In a well-known way, these metal cords are subjected, in particular in the case of the carcass reinforcement, to high stresses during the running of the tires, in particular to repeated bending actions or variations in curvature, resulting in rubbing actions at the threads, in particular as a result of the contacts between adjacent layers, and thus in wear, and also in fatigue; they thus have to exhibit high resistance to the “fretting fatigue” phenomena.
As regards the crown reinforcement, a tire of a heavy industrial vehicle, in particular a civil engineering vehicle, is subjected to numerous attacks. Specifically, this type of tire usually runs on an uneven road surface, sometimes resulting in perforations of the tread. These perforations allow the entry of corrosive agents, for example air and water, which oxidize the metal reinforcer elements of the crown reinforcement, in particular crown plies, and considerably reduce the lifetime of the tire.
In addition, it is particularly important for the reinforcer elements to be impregnated as much as possible with rubber and for this material to penetrate into all the spaces located between the threads and/or the strands constituting the cords. This is because, if this penetration is inadequate, empty channels or capillaries are then formed, along and inside the cords, and the corrosive agents, such as water or even oxygen of the air, liable to penetrate into the tires, for example as a result of cuts to their treads, make their way along these empty channels. The presence of this moisture plays an important role by bringing about corrosion and by accelerating the degradation processes above (phenomena referred to as “corrosion fatigue” and crown attack), in comparison with use in a dry atmosphere.

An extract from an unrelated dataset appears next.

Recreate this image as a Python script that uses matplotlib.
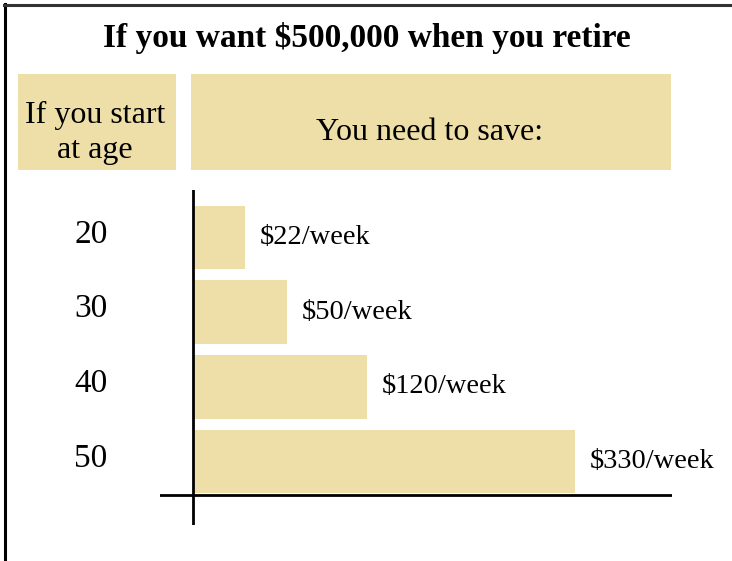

All these phenomena of fatigue and of attacks are the cause of a progressive deterioration in the mechanical properties of the cords and can affect, for the most severe running conditions, the lifetime of the cords.
In order to overcome the above disadvantages, Application WO 2005/071157 provided three-layer cords of 1+M+N construction, in particular of 1+6+12 construction, one of the essential characteristics of which is that a sheath composed of a rubber composition, referred to as rubberizing composition, covers at least the intermediate layer composed of the M threads, it being possible for the core (or individual thread) of the cord to be itself covered or not covered with rubber. By virtue of this specific architecture, the cord exhibits excellent properties of endurance in fretting fatigue and of resistance to attacks which are in particular improved with respect to the cords of the prior art. The longevity of the tires and that of their carcass and/or crown reinforcements are thus very substantially improved.
However, despite the presence of the rubberizing composition between the threads, during the use of the tire, corrosive agents, for example water, can penetrate into the reinforcements, in contact with the metal reinforcer elements, and can corrode them via external strands and/or threads, thus rapidly degrading their mechanical properties and properties of adhesion to the rubber composition adjacent to these metal reinforcer elements, known as calendering composition.
The use of a corrosion inhibitor makes it possible, on the one hand, to prevent the action of the corrosive agents by virtue of the formation of a protective film around the metal reinforcer element and, on the other hand, by adsorption on the metal reinforcer element, to slow down, indeed even to halt, the corrosive action of the corrosive agents on and within the metal reinforcer element.
A composition comprising a derivative of the family of the triazines as corrosion inhibitor is known from the document JP05177772. However, such a compound is relatively expensive. Furthermore, it is desirable to limit as much as possible the amount to be employed of compounds which may have an environmental impact.